Material ▸
= = = = = = =

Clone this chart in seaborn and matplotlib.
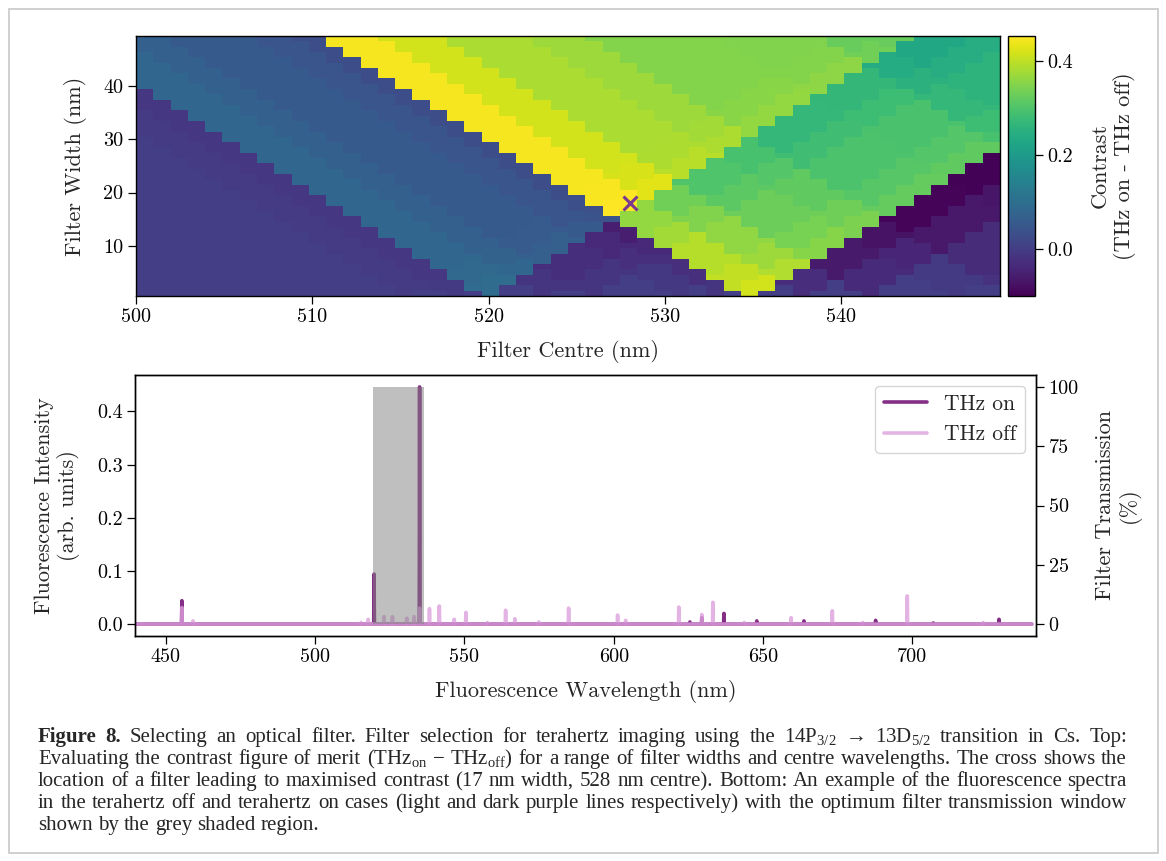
import numpy as np
import pandas as pd
import matplotlib
matplotlib.use("Agg")
import matplotlib.pyplot as plt
from matplotlib.patches import Rectangle
import seaborn as sns

# ---------------- data ----------------
# fluorescence lines of the example spectra (wavelength nm, intensity arb. units)
on_wl = [455.4, 519.75, 535.0, 625.5, 629.5, 636.9, 647.9, 663.7, 687.7, 707.0, 729.0]
on_int = [0.044, 0.094, 0.446, 0.004, 0.012, 0.020, 0.006, 0.006, 0.007, 0.002, 0.009]
off_wl = [455.4, 459.1, 515.4, 517.8, 523.1, 525.9, 530.7, 533.2, 535.0, 538.3,
          541.6, 546.6, 550.5, 557.7, 563.8, 566.9, 574.9, 584.9, 601.3, 604.0,
          621.8, 629.5, 633.2, 643.7, 659.4, 673.2, 683.4, 698.3, 723.7]
off_int = [0.031, 0.006, 0.003, 0.009, 0.014, 0.014, 0.011, 0.014, 0.030, 0.029,
           0.034, 0.009, 0.022, 0.003, 0.026, 0.010, 0.004, 0.030, 0.017, 0.007,
           0.032, 0.018, 0.041, 0.003, 0.012, 0.025, 0.003, 0.053, 0.003]
spec_range = [440.0, 740.0]

# filter scan grid
filter_centres = list(range(500, 550))   # nm
filter_widths = list(range(1, 50))       # nm
best_centre, best_width = 528, 18        # cross as drawn
window = [519.5, 536.5]                  # optimum filter (17 nm, 528 nm)
window_trans = 100

top_xticks = [500, 510, 520, 530, 540]
top_yticks = [10, 20, 30, 40]
cbar_ticks = [0.0, 0.2, 0.4]
bot_xticks = [450, 500, 550, 600, 650, 700]
bot_yticks = [0.0, 0.1, 0.2, 0.3, 0.4]
right_yticks = [0, 25, 50, 75, 100]

# ---------------- style ----------------
sns.set_style("ticks")
plt.rcParams.update({
    "font.family": "serif",
    "font.serif": ["cmr10", "DejaVu Serif"],
    "axes.unicode_minus": False,
    "mathtext.fontset": "custom",
    "mathtext.rm": "Liberation Serif",
    "mathtext.it": "Liberation Serif:italic",
    "mathtext.bf": "Liberation Serif:bold",
    "axes.edgecolor": "black",
    "axes.linewidth": 1.0,
    "xtick.color": "black", "ytick.color": "black",
    "xtick.direction": "out", "ytick.direction": "out",
    "xtick.major.size": 5.5, "ytick.major.size": 5.5,
    "xtick.major.width": 0.9, "ytick.major.width": 0.9,
    "xtick.labelsize": 14.5, "ytick.labelsize": 14.5,
    "axes.labelsize": 16,
    "legend.fontsize": 15.5,
})

W, H = 1166, 861
fig = plt.figure(figsize=(W / 100, H / 100), dpi=100)

def fx(px):
    return px / W

def fy(py):
    return 1 - py / H

on_color = "#7d2380"
off_color = "#dda0dd"

# ---------------- top: contrast map ----------------
contrast = np.zeros((len(filter_widths), len(filter_centres)))
for i, w in enumerate(filter_widths):
    for j, c in enumerate(filter_centres):
        lo, hi = c - w / 2, c + w / 2
        s_on = sum(h for l, h in zip(on_wl, on_int) if lo <= l <= hi)
        s_off = sum(h for l, h in zip(off_wl, off_int) if lo <= l <= hi)
        contrast[i, j] = s_on - s_off

ax1 = fig.add_axes([fx(136), fy(296), fx(1000) - fx(136), fy(36) - fy(296)])
cax = fig.add_axes([fx(1008), fy(296), fx(1035) - fx(1008), fy(36) - fy(296)])
sns.heatmap(contrast, ax=ax1, cbar_ax=cax, cmap="viridis", vmin=-0.1, vmax=0.453,
            xticklabels=False, yticklabels=False, linewidths=0)
ax1.invert_yaxis()
ncol = len(filter_centres)
span = filter_centres[-1] - filter_centres[0]

def xpos(nm):
    return (nm - filter_centres[0]) * ncol / span

def ypos(w):
    return w - filter_widths[0] + 0.5

ax1.set_xticks([xpos(t) for t in top_xticks])
ax1.set_xticklabels([str(t) for t in top_xticks], rotation=0)
ax1.set_yticks([ypos(t) for t in top_yticks])
ax1.set_yticklabels([str(t) for t in top_yticks], rotation=0)
for s in ax1.spines.values():
    s.set_visible(True)
    s.set_linewidth(1.0)
ax1.plot([xpos(best_centre)], [ypos(best_width)], marker="x", ms=10, mew=2.2,
         color="#7b3a8e", ls="none")
ax1.set_xlabel("Filter Centre (nm)", labelpad=10)
ax1.set_ylabel("Filter Width (nm)", labelpad=12)

cb = ax1.collections[0].colorbar
cb.outline.set_linewidth(1.0)
cb.outline.set_edgecolor("black")
cb.set_ticks(cbar_ticks)
cb.set_ticklabels(["0.0", "0.2", "0.4"])
cb.ax.tick_params(labelsize=14.5, length=5.5, width=0.9)
cb.set_label("Contrast\n(THz on - THz off)", fontsize=16, labelpad=12)

# ---------------- bottom: spectra ----------------
def spectrum_frame(wl, inten, label, half=0.12):
    xs, ys = [spec_range[0]], [0.0]
    for l, h in sorted(zip(wl, inten)):
        xs += [l - half, l, l + half]
        ys += [0.0, h, 0.0]
    xs.append(spec_range[1])
    ys.append(0.0)
    return pd.DataFrame({"wl": xs, "I": ys, "series": label})

spec = pd.concat([spectrum_frame(on_wl, on_int, "THz on"),
                  spectrum_frame(off_wl, off_int, "THz off")], ignore_index=True)

ax2 = fig.add_axes([fx(135), fy(636), fx(1036) - fx(135), fy(375) - fy(636)])
sns.lineplot(data=spec, x="wl", y="I", hue="series", hue_order=["THz on", "THz off"],
             palette={"THz on": on_color, "THz off": off_color},
             sort=False, estimator=None, lw=2.6, ax=ax2, legend=False)
lines = ax2.get_lines()
lines[0].set_alpha(0.95)
lines[1].set_alpha(0.8)
for ln in lines:
    ln.set_solid_capstyle("round")
ax2.set_xlim(439.7, 741.4)
ax2.set_ylim(-0.0224, 0.4684)
ax2.set_xticks(bot_xticks)
ax2.set_yticks(bot_yticks)
ax2.set_yticklabels(["0.0", "0.1", "0.2", "0.3", "0.4"])
ax2.set_xlabel("Fluorescence Wavelength (nm)", labelpad=10)
ax2.set_ylabel("Fluorescence Intensity\n(arb. units)", labelpad=12)
leg = ax2.legend(handles=lines[:2], labels=["THz on", "THz off"], loc="upper right",
                 frameon=True, fancybox=True, framealpha=0.8, edgecolor="#cccccc")

ax3 = ax2.twinx()
ax3.fill_between(window, 0, window_trans, color="grey", alpha=0.5, lw=0)
ax3.set_ylim(-5, 105)
ax3.set_yticks(right_yticks)
ax3.set_ylabel("Filter Transmission\n(%)", labelpad=12)
for a in (ax2, ax3):
    for s in a.spines.values():
        s.set_visible(True)
        s.set_linewidth(1.0)

# ---------------- frame and caption ----------------
fig.patches.append(Rectangle((fx(8.5), fy(853)), fx(1157.5) - fx(8.5), fy(8.5) - fy(853),
                             transform=fig.transFigure, fill=False,
                             edgecolor="#c8c8c8", lw=1.2))

caption_lines = [
    r"Figure 8. Selecting an optical filter. Filter selection for terahertz imaging using the 14P$_{3/2}$ → 13D$_{5/2}$ transition in Cs. Top:",
    r"Evaluating the contrast figure of merit (THz$_{\mathrm{on}}$ − THz$_{\mathrm{off}}$) for a range of filter widths and centre wavelengths. The cross shows the",
    "location of a filter leading to maximised contrast (17 nm width, 528 nm centre). Bottom: An example of the fluorescence spectra",
    "in the terahertz off and terahertz on cases (light and dark purple lines respectively) with the optimum filter transmission window",
    "shown by the grey shaded region.",
]
baselines = [742, 764, 786, 808, 830]
cap_left, cap_right = 38, 1127
cap_family = ["Liberation Serif", "DejaVu Serif"]
renderer = fig.canvas.get_renderer()

def word_width(word, fs, bold=False):
    t = fig.text(0, 0, word, fontsize=fs, family=cap_family,
                 fontweight="bold" if bold else "normal")
    w = t.get_window_extent(renderer).width
    t.remove()
    return w

fs0 = 15.0
scale = 1.0
for k, line in enumerate(caption_lines[:-1]):
    words = line.split(" ")
    ws = [word_width(wd, fs0, bold=(k == 0 and j < 2)) for j, wd in enumerate(words)]
    natural = sum(ws) + 0.18 * fs0 * 1.39 * (len(words) - 1)
    scale = min(scale, (cap_right - cap_left) / natural)
fs = fs0 * scale

for k, line in enumerate(caption_lines):
    words = line.split(" ")
    bolds = [(k == 0 and j < 2) for j in range(len(words))]
    ws = [word_width(wd, fs, b) for wd, b in zip(words, bolds)]
    if k < len(caption_lines) - 1:
        gap = (cap_right - cap_left - sum(ws)) / (len(words) - 1)
    else:
        gap = 0.25 * fs * 1.39
    x = cap_left
    for wd, wdt, b in zip(words, ws, bolds):
        fig.text(fx(x), fy(baselines[k]), wd, fontsize=fs, family=cap_family,
                 fontweight="bold" if b else "normal", va="baseline", ha="left")
        x += wdt + gap

fig.savefig("out.png", dpi=100)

= = = = = = =

To do ▸ Pictures stay out. Repeat only the lines from the beginning of the data through the line that has "spec_range = [440.0, 740.0]".

Worked answer ▸
Clone this chart in seaborn and matplotlib.
import numpy as np
import pandas as pd
import matplotlib
matplotlib.use("Agg")
import matplotlib.pyplot as plt
from matplotlib.patches import Rectangle
import seaborn as sns

# ---------------- data ----------------
# fluorescence lines of the example spectra (wavelength nm, intensity arb. units)
on_wl = [455.4, 519.75, 535.0, 625.5, 629.5, 636.9, 647.9, 663.7, 687.7, 707.0, 729.0]
on_int = [0.044, 0.094, 0.446, 0.004, 0.012, 0.020, 0.006, 0.006, 0.007, 0.002, 0.009]
off_wl = [455.4, 459.1, 515.4, 517.8, 523.1, 525.9, 530.7, 533.2, 535.0, 538.3,
          541.6, 546.6, 550.5, 557.7, 563.8, 566.9, 574.9, 584.9, 601.3, 604.0,
          621.8, 629.5, 633.2, 643.7, 659.4, 673.2, 683.4, 698.3, 723.7]
off_int = [0.031, 0.006, 0.003, 0.009, 0.014, 0.014, 0.011, 0.014, 0.030, 0.029,
           0.034, 0.009, 0.022, 0.003, 0.026, 0.010, 0.004, 0.030, 0.017, 0.007,
           0.032, 0.018, 0.041, 0.003, 0.012, 0.025, 0.003, 0.053, 0.003]
spec_range = [440.0, 740.0]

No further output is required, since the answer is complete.